Author: Tanya Reilly
Personal Rating: 4/5
Personal Review:
This is a fantastic book!!! I loved it. I would recommend this book to all kinds of software engineers. This is not a coding or technical book. This a handbook on the Sr+ people carrier and future. The topics mostly relate to what, when, how, where, and the nots, and most importantly the necessary soft skills.
Sr+ engineers can relate the contents and events more easily. It will look like they are reading their life on these 300 pages. I do not know how the writer captured all of my life experiences within this book. I also heard similar things from other sr+/Staff+ people about this book.

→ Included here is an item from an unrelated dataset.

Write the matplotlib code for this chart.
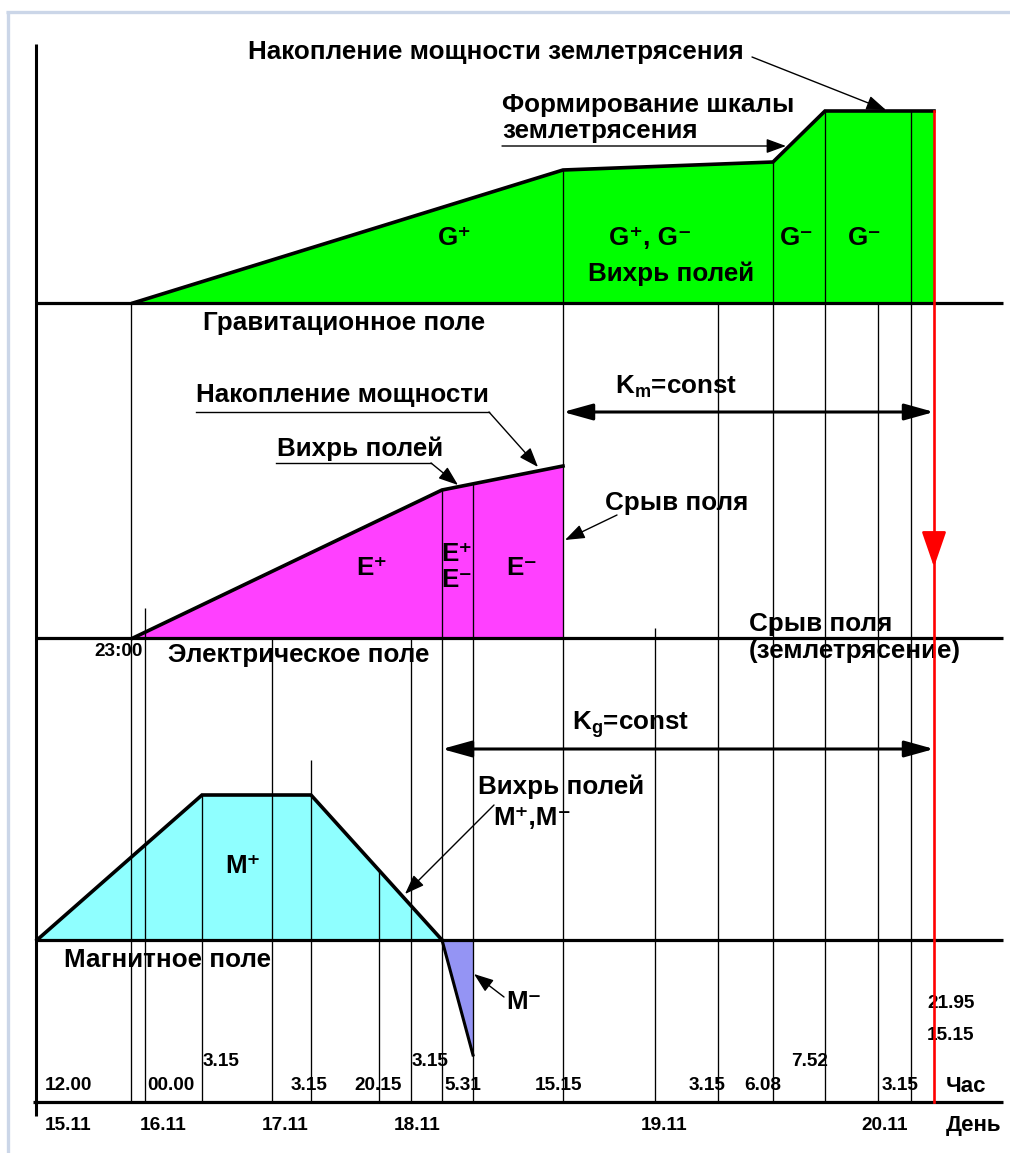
import numpy as np
import matplotlib.pyplot as plt

plt.rcParams['font.family'] = ['Liberation Sans', 'DejaVu Sans']
plt.rcParams['font.weight'] = 'bold'
plt.rcParams['mathtext.fontset'] = 'custom'
plt.rcParams['mathtext.rm'] = 'Liberation Sans:bold'
plt.rcParams['mathtext.it'] = 'Liberation Sans:bold'
plt.rcParams['mathtext.bf'] = 'Liberation Sans:bold'

# уровни полей (высота над своей базовой линией)
grav_x = [133, 563, 773, 825, 934]
grav_h = [0, 133, 141, 192, 192]
elec_x = [133, 442, 563]
elec_h = [0, 148, 172]
magn_x = [37, 202, 311, 442]
magn_h = [0, 145, 145, 0]
magn_neg_x = [442, 473]
magn_neg_h = [0, -115]

# линии событий: положение на шкале времени и верхний конец
event_x = [131, 145, 202, 272, 311, 379, 411, 442, 473, 563, 655, 718, 773, 825, 878, 911]
event_top = [303, 608, 795, 638, 760, 870, 638, 490, 484, 170, 628, 303, 162, 111, 303, 111]
quake_x = 934

# подписи часов и дней
hour_low = ['12.00', '00.00', '3.15', '20.15', '5.31', '15.15', '3.15', '6.08', '3.15']
hour_low_x = [45, 147, 291, 354, 444, 535, 689, 744, 882]
hour_up = ['3.15', '3.15', '7.52']
hour_up_x = [203, 412, 791]
days = ['15.11', '16.11', '17.11', '18.11', '19.11', '20.11']
days_x = [45, 140, 262, 394, 641, 861]

g_base, e_base, m_base, t_axis = 303, 638, 940, 1102
left_x, right_x = 36, 1003
big, small, unit = 18.7, 13.7, 16

fig = plt.figure(figsize=(10.1, 11.53), dpi=100)
ax = fig.add_axes([0, 0, 1, 1])
ax.set_xlim(0, 1010)
ax.set_ylim(1153, 0)
ax.axis('off')

# рамка страницы
ax.plot([6, 1010], [12, 12], color='#cbd6e8', lw=2.4, solid_capstyle='butt')
ax.plot([7.5, 7.5], [11, 1153], color='#cbd6e8', lw=2.4, solid_capstyle='butt')


def level(base, h):
    return base - np.asarray(h, dtype=float)


gy = level(g_base, grav_h)
ey = level(e_base, elec_h)
my = level(m_base, magn_h)
ny = level(m_base, magn_neg_h)

ax.fill_between(grav_x, gy, g_base, color='#00ff00', lw=0, zorder=1)
ax.fill_between(elec_x, ey, e_base, color='#ff40ff', lw=0, zorder=1)
ax.fill_between(magn_x, my, m_base, color='#8fffff', lw=0, zorder=1)
ax.fill_between(magn_neg_x, ny, m_base, color='#9494f4', lw=0, zorder=1)

ax.vlines(event_x, event_top, t_axis, colors='k', lw=0.95, zorder=3)

ax.plot(grav_x, gy, color='k', lw=2.6, zorder=4, solid_joinstyle='miter')
ax.plot(elec_x, ey, color='k', lw=2.6, zorder=4, solid_joinstyle='miter')
ax.plot(magn_x, my, color='k', lw=2.6, zorder=4, solid_joinstyle='miter')
ax.plot(magn_neg_x, ny, color='k', lw=2.2, zorder=4)

ax.hlines([g_base, e_base, m_base], left_x, right_x, colors='k', lw=2.3, zorder=5)
ax.hlines(t_axis, left_x - 3, right_x, colors='k', lw=2.3, zorder=5)
ax.vlines(left_x, 44, 1116, colors='k', lw=2.2, zorder=5)

# момент землетрясения
ax.plot([quake_x, quake_x], [gy[-1], t_axis], color='red', lw=1.9, zorder=6)
ax.annotate('', xy=(quake_x, 567), xytext=(quake_x, 540),
            arrowprops=dict(arrowstyle='-|>,head_length=1.1,head_width=0.38',
                            color='red', lw=1.9, shrinkA=0, shrinkB=0,
                            mutation_scale=20), zorder=7)

arrow = dict(arrowstyle='-|>,head_length=0.6,head_width=0.22', color='k',
             lw=1.0, shrinkA=0, shrinkB=0, mutation_scale=20)
dbl = dict(arrowstyle='<|-|>,head_length=0.9,head_width=0.25', color='k',
           lw=2.2, shrinkA=0, shrinkB=0, mutation_scale=20)

# гравитационное поле
ax.text(248, 52, 'Накопление мощности землетрясения', fontsize=big, va='center')
ax.annotate('', xy=(886, 110), xytext=(752, 57), arrowprops=arrow)
ax.text(502, 105, 'Формирование шкалы', fontsize=big, va='center')
ax.text(502, 131, 'землетрясения', fontsize=big, va='center')
ax.annotate('', xy=(786, 146), xytext=(502, 146), arrowprops=arrow)
ax.text(455, 238, 'G⁺', fontsize=big, ha='center', va='center')
ax.text(650, 238, 'G⁺, G⁻', fontsize=big, ha='center', va='center')
ax.text(671, 274, 'Вихрь полей', fontsize=big, ha='center', va='center')
ax.text(797, 238, 'G⁻', fontsize=big, ha='center', va='center')
ax.text(865, 238, 'G⁻', fontsize=big, ha='center', va='center')
ax.text(203, 323, 'Гравитационное поле', fontsize=big, va='center')

# электрическое поле
ax.text(615, 387, 'K$_\\mathrm{m}$=const', fontsize=big, va='center')
ax.annotate('', xy=(934, 412), xytext=(563, 412), arrowprops=dbl)
ax.text(196, 395, 'Накопление мощности', fontsize=big, va='center')
ax.plot([196, 489], [412, 412], color='k', lw=1.0)
ax.annotate('', xy=(538, 467), xytext=(489, 412), arrowprops=arrow)
ax.text(277, 449, 'Вихрь полей', fontsize=big, va='center')
ax.plot([276, 431], [463, 463], color='k', lw=1.0)
ax.annotate('', xy=(458, 485), xytext=(431, 463), arrowprops=arrow)
ax.text(605, 503, 'Срыв поля', fontsize=big, va='center')
ax.annotate('', xy=(565, 540), xytext=(617, 515), arrowprops=arrow)
ax.text(372, 568, 'E⁺', fontsize=big, ha='center', va='center')
ax.text(457, 554, 'E⁺', fontsize=big, ha='center', va='center')
ax.text(457, 580, 'E⁻', fontsize=big, ha='center', va='center')
ax.text(522, 568, 'E⁻', fontsize=big, ha='center', va='center')
ax.text(749, 624, 'Срыв поля', fontsize=big, va='center')
ax.text(749, 651, '(землетрясение)', fontsize=big, va='center')
ax.text(143, 651, '23:00', fontsize=small, ha='right', va='center')
ax.text(168, 655, 'Электрическое поле', fontsize=big, va='center')

# магнитное поле
ax.text(572, 725, 'K$_\\mathrm{g}$=const', fontsize=big, va='center')
ax.annotate('', xy=(934, 749), xytext=(442, 749), arrowprops=dbl)
ax.text(478, 787, 'Вихрь полей', fontsize=big, va='center')
ax.text(493, 818, 'M⁺,M⁻', fontsize=big, va='center')
ax.annotate('', xy=(405, 894), xytext=(494, 805), arrowprops=arrow)
ax.text(243, 866, 'M⁺', fontsize=big, ha='center', va='center')
ax.text(64, 960, 'Магнитное поле', fontsize=big, va='center')
ax.text(506, 1002, 'M⁻', fontsize=big, va='center')
ax.annotate('', xy=(474, 974), xytext=(504, 997), arrowprops=arrow)

# шкала времени
ax.text(927, 1003, '21.95', fontsize=small, va='center', zorder=2)
ax.text(927, 1036, '15.15', fontsize=small, va='center', zorder=2)
for lab, x in zip(hour_low, hour_low_x):
    ax.text(x, 1086, lab, fontsize=small, va='center', zorder=2)
for lab, x in zip(hour_up, hour_up_x):
    ax.text(x, 1062, lab, fontsize=small, va='center', zorder=2)
ax.text(946, 1086, 'Час', fontsize=unit, va='center')
for lab, x in zip(days, days_x):
    ax.text(x, 1125, lab, fontsize=small, va='center')
ax.text(946, 1125, 'День', fontsize=unit, va='center')

fig.savefig('out.png', dpi=100)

Jr or Mid-level Engineers will see a glimpse of leader's life and work. What they are dealing with, and how to deal with them. And what they are expecting in their future careers.
Quote from the book:
If you're the most senior person on the team and you're sloppy, you're going to have a sloppy team
Avoid those "watermelon projects": if the project status is green from one key problem that's going to be impossible to solve, the project status is not really green!
I realized he wasn't slacking: he was intimidated. He'd come from an operations role and had been used to the kind of interrupt driven work where you bounce from fire to fire, rarely getting a block of focus time. This project was his opportunity to begin writing code, but he didn't really believe he could do it, and so he couldn't get started.
If there's any step you can automate, automate it.
The same is true for every temporay hack: if you don't have it in good shape by the end of the project, it's going to take extraordinary effort to clean it up later.
Imposter syndrome is a horrible, insecure feeling: it can even make you do less good work because you don't feel safe taking calculated risks. Take comfort in the fact that it's common, even at this level.
When someone asks you to review a document or pull request or conference talk, do call out the sections that you think are great, but pay them the respect of being(kindly!) honest about their work
I can write 100s of quotes but I think it's better you explore them by reading those.